村上春樹は読まないと決めていた。

なにせ、面白いのだから。
そして、それらを面白いと思ってしまう人の輪の中に入りたくはなかった。

むしろ、村上春樹はつまらない。
そんな意見が聞きたいくらいだ。

けれど、聞いたところで何も変わらないけれど。

よく、冒頭の一行の様なことをいうと、

どうして?ときかれる。

そこでいつも、

いつ読んでも面白いのが分かってるし、自分の読み込みでは彼の深部に辿り着かないから。

と、答えている。

けれど、読んだ。
やはり、面白かったし、
予想以上だった。

ちょっと調べてみると、
誰それは何々を象徴していてとか、なんとか書いてあるのを容易に見つけることができるが、そんな事はさっぱり気にもしなかった。

そこはかとなくシュールで、でも、ファンタジーではない。
抽象的、象徴的な印象のまま物語は終わる。

先がどうなるのか?と言うよりも、どういった場面が現れるのかと言う方が気になっていたような気がする。

続きと言うよりも、終わり方が気になる。
けれど、決して印象深い終わり方ではなかった。

常に、なんなんだ?この物語は?と問いかけながら読んでしまう。
色んな不可解がすんなりと収まってしまう世界と読者が作る世界がまるでリンクして行く様な感覚すらある。

読み物としても当然面白いからかそなのか、独特な世界観なのか、それとも、誰かが解釈している様に物語の持つ象徴性が読み手をその世界へとひきずりこんでいるのかもしれない。

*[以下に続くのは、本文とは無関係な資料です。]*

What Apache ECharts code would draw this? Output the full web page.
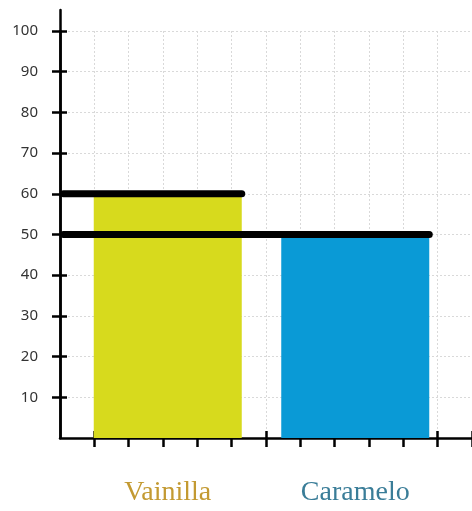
<!DOCTYPE html>
<html><head><meta charset="utf-8">
<script src="https://cdn.jsdelivr.net/npm/echarts@6/dist/echarts.min.js"></script>
<style>html,body{margin:0;padding:0;background:#fff}#c{width:472px;height:511px}</style>
</head><body><div id="c"></div>
<script>
// ---- data ----
const categories = ['Vainilla', 'Caramelo'];
const values = [60, 50];
const yTickLabels = [10, 20, 30, 40, 50, 60, 70, 80, 90, 100];
const xTickValues = [1, 2, 3, 4, 5, 6, 7, 8, 9, 10, 11, 12];

// ---- layout / style ----
const W = 472;
const axisLeft = 60, gridTop = 31, gridBottom = 73;
const xMax = 12;
const unit = (W - axisLeft) / xMax;
const barGridLeft = 74, barGridWidth = 375, barWidth = 148;
const barColors = ['#d7da1d', '#0a9ad6'];
const labelColors = ['#c39a32', '#3a7d98'];
const gridLineStyle = { color: '#d9d9d9', type: [2, 2], width: 1 };

const barRight = categories.map((c, i) =>
  barGridLeft + barGridWidth / categories.length * (i + 0.5) + barWidth / 2);
const lineSeries = values.map((v, i) => ({
  type: 'line', xAxisIndex: 1, yAxisIndex: 1, z: 5,
  data: [[0.1, v], [(barRight[i] - axisLeft) / unit, v]],
  showSymbol: false, symbol: 'none', silent: true,
  lineStyle: { color: '#000', width: 7, cap: 'round' }
}));

const rich = {};
labelColors.forEach((c, i) => {
  rich['c' + i] = { color: c, fontFamily: 'Liberation Serif', fontSize: 28 };
});

const chart = echarts.init(document.getElementById('c'), null, { renderer: 'canvas' });
chart.setOption({
  animation: false,
  backgroundColor: '#fff',
  grid: [
    { left: barGridLeft, width: barGridWidth, top: gridTop, bottom: gridBottom },
    { left: axisLeft, right: 0, top: gridTop, bottom: gridBottom },
    { left: axisLeft, right: 0, top: 10, bottom: gridBottom }
  ],
  xAxis: [
    { type: 'category', gridIndex: 0, data: categories,
      axisLine: { show: false }, axisTick: { show: false }, splitLine: { show: false },
      axisLabel: { margin: 41, formatter: (v, i) => `{c${i}|${v}}`, rich: rich } },
    { type: 'value', gridIndex: 1, min: 0, max: xMax, interval: 1, position: 'bottom',
      axisLine: { show: true, onZero: false, lineStyle: { color: '#000', width: 2.5 } },
      axisTick: { show: true, length: 9, customValues: xTickValues, lineStyle: { color: '#000', width: 2.5 } },
      axisLabel: { show: false },
      splitLine: { show: true, lineStyle: gridLineStyle } },
    { type: 'value', gridIndex: 1, min: 0, max: xMax, interval: 1, position: 'bottom',
      axisLine: { show: false, onZero: false },
      axisTick: { show: true, inside: true, length: 7, customValues: xTickValues, lineStyle: { color: '#000', width: 2.5 } },
      axisLabel: { show: false }, splitLine: { show: false } },
    { type: 'value', gridIndex: 2, min: 0, max: 1, show: false }
  ],
  yAxis: [
    { type: 'value', gridIndex: 0, min: 0, max: 100, show: false },
    { type: 'value', gridIndex: 1, min: 0, max: 100, interval: 10, position: 'left',
      axisLine: { show: true, onZero: false, lineStyle: { color: '#000', width: 2.5 } },
      axisTick: { show: true, length: 8, customValues: yTickLabels, lineStyle: { color: '#000', width: 2.5 } },
      axisLabel: { customValues: yTickLabels, margin: 22, color: '#333', fontSize: 15, fontFamily: 'Noto Sans' },
      splitLine: { show: true, lineStyle: gridLineStyle } },
    { type: 'value', gridIndex: 1, min: 0, max: 100, interval: 10, position: 'left',
      axisLine: { show: false, onZero: false },
      axisTick: { show: true, inside: true, length: 7, customValues: yTickLabels, lineStyle: { color: '#000', width: 2.5 } },
      axisLabel: { show: false }, splitLine: { show: false } },
    { type: 'value', gridIndex: 2, min: 0, max: 1, position: 'left',
      axisLine: { show: true, onZero: false, lineStyle: { color: '#000', width: 2.5 } },
      axisTick: { show: false }, axisLabel: { show: false }, splitLine: { show: false } }
  ],
  series: [
    { type: 'bar', xAxisIndex: 0, yAxisIndex: 0, barWidth: barWidth, z: 3,
      data: values.map((v, i) => ({ value: v, itemStyle: { color: barColors[i] } })) },
    ...lineSeries
  ]
});
</script>
</body></html>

他にこう言う感覚に近いものは?と考えたら、映画だった。

観終えた後にブルースリーになり切ったり、冷徹な殺し屋のように表情を固めてみたり、煙草の吸い方を真似してみたり…。

それは、漫画も、そうだろう。

が、なりきることと自分のままその世界に入り込んで行くのは話が違う。

なり切る事には、力がいる。
それは、そうしたいと言う意志だったり、時間だったり、お金だったり、
真似してみたり。

あくまでも、自分は自分だ。

つまり、旅なのではないだろうか?

小説だから物語はある。
それを俯瞰してみている自分がいる。
そして、いつのまにか、その世界での自分は俯瞰する事が、今、こうしてiPhoneの画面をみている事と変わらない行為に相当しているのではないだろうか?

つまり、旅とはものの見え方そのものの事なのではないだろうか?

文化の違う国へ行けば、目に付くものが変わり、言葉が変わり、匂いや雑踏が違っている。

そうした、わかりやすい相違が自分は旅をしていると自覚させるのだろう。

言葉もわかり、価値観もそれほど違わない、けれど、確かに私は旅をしていたと言える。

つまり、既に旅する手段を手に入れたと言って良いだろう。

それが、価値観が変わったとか大げさなものなのではなく、単に旅したい時は旅すればいいじゃんというとてもシンプルな法則に気づかせてくれたと言える。

総評すれば、この物語は自由な物語なのかもしれない。

じゃあ、また読む?と聞かれれば読まないと答えるだろう。笑。